Priorities for a Successful Family
These are some of the priorities that I feel every family needs to survive as fully functioning units. You can get along without them but to be a true family you need to have these.
Priority Number 3
We as parents need consistency in all things. Parents are the rock for the family and like God, our rock (Psalm 31:3); we must be solid ground for our children.
Parents must be consistent in establishing bed times, meal times, TV habits, computer time, chores and discipline. All rules and consequences for not following rules should be known in advance. Children need your consistency and though they may complain, there is security in knowing the boundaries.
Often parents are not consistent with rules and rules are improvised as they go. Children know how to manipulate when there is inconsistency.
Being consistent is hard work; plans must be made and agreed on in advance by both parents. No parent should be the “bad guy” and the other “the softy”. In the end children become confused by mixed messages and often rebel against both parents authority. Parents need to back each other up when disciplining.

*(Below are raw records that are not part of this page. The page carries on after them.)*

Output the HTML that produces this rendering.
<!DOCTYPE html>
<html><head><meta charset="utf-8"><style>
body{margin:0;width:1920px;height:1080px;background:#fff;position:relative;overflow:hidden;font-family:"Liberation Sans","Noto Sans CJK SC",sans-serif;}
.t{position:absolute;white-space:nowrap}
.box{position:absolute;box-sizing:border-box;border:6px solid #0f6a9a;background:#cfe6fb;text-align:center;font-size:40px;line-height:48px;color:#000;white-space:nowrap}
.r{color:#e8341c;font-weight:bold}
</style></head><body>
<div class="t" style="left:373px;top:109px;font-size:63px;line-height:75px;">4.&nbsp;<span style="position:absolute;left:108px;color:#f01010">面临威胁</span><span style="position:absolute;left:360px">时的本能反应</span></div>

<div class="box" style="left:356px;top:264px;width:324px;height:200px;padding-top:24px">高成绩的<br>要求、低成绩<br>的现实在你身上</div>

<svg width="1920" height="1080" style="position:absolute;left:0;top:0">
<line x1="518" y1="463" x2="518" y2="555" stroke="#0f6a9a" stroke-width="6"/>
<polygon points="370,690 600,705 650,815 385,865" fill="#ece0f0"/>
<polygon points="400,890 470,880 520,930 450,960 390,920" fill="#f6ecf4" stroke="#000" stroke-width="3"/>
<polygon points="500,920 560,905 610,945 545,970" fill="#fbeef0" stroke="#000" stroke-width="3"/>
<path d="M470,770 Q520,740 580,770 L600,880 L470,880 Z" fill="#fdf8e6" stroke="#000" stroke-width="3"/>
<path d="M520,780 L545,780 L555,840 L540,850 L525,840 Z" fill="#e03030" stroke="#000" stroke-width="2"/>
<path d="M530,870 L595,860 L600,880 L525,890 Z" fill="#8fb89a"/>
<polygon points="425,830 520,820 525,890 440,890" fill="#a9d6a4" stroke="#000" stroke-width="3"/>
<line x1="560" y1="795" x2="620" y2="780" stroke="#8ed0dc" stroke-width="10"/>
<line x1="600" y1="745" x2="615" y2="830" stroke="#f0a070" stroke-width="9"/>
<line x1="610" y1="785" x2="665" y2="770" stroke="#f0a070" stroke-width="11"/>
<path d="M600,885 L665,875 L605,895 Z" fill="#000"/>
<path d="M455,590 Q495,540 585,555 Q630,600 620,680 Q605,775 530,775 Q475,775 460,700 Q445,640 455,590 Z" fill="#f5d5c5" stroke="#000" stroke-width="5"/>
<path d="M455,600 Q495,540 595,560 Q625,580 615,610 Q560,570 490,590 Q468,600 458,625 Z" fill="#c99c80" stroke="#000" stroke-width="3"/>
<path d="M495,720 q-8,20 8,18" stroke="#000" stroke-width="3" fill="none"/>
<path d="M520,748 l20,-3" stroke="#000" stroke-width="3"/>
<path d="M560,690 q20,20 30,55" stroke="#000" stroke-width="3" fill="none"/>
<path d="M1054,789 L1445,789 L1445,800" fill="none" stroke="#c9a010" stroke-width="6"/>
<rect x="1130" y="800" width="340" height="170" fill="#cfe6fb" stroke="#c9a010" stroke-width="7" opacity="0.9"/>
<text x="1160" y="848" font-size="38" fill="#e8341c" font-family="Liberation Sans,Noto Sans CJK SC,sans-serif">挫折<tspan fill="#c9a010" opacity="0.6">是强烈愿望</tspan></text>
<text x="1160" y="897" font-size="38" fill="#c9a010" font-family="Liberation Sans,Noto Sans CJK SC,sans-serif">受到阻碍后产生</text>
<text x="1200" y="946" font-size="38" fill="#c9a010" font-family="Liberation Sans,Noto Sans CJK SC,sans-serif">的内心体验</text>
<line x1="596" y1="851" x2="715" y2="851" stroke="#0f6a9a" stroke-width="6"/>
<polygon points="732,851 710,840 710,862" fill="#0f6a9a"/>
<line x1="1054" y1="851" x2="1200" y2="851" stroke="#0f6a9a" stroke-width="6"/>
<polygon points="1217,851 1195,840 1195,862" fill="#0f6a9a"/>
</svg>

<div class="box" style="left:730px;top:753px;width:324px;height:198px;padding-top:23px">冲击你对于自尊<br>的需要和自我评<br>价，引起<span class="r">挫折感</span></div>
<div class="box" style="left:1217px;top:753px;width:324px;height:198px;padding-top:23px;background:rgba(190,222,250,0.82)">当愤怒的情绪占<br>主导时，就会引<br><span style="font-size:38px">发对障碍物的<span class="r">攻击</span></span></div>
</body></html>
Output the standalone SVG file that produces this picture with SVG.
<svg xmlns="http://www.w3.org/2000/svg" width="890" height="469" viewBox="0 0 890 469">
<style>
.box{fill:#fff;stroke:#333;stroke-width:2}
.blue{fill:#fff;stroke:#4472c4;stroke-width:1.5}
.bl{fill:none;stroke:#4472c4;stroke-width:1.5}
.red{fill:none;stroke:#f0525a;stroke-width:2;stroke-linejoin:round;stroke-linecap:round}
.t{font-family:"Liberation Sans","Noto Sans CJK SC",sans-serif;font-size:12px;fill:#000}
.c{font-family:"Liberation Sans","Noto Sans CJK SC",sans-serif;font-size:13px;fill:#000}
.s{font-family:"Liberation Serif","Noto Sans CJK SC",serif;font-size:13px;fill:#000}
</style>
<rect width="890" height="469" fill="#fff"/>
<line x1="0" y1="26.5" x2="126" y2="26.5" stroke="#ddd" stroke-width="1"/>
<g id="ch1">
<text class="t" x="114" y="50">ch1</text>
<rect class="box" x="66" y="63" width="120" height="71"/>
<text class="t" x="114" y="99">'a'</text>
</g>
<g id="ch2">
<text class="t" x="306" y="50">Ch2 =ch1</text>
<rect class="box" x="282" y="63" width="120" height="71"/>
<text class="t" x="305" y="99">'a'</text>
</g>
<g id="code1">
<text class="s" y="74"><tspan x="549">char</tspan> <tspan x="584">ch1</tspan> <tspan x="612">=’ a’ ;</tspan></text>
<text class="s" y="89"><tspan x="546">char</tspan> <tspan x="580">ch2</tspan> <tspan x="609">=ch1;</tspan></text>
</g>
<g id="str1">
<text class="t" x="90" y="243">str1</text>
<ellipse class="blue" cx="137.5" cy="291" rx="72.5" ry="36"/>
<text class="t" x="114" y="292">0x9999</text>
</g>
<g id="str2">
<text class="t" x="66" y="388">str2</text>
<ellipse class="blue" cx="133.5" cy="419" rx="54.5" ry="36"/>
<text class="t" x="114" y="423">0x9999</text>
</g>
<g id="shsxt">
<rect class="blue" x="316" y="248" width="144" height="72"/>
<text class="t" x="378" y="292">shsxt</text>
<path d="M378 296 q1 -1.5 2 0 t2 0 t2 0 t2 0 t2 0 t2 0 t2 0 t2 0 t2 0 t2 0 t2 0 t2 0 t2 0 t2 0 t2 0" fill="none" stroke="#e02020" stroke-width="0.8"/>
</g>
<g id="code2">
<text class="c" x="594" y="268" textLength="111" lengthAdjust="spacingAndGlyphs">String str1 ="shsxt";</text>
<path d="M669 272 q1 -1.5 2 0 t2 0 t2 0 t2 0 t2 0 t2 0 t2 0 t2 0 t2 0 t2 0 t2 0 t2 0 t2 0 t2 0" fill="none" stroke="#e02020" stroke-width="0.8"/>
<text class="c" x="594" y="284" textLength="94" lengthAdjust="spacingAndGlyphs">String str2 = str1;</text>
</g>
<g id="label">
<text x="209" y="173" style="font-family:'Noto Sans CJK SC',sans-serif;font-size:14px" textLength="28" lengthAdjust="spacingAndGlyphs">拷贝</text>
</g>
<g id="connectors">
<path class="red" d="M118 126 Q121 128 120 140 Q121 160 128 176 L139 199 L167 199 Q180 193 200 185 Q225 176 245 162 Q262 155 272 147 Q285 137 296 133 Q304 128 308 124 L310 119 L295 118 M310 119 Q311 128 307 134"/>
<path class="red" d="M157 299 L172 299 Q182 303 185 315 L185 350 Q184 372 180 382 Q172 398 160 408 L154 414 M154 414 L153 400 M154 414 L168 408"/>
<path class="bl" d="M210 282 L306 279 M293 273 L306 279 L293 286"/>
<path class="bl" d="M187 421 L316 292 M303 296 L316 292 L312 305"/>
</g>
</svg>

Plan on having consistent rules in place, far in advance of your child’s teen years. You want everyone to be on the same page when you get to the teen years. Rules should already be established before the issues of dating and curfews come up. Nobody likes rules but everyone appreciates knowing what they are in advance.
Remember if you expect rules to be followed then you must also to follow them too. Parents must be the rock and model of consistency.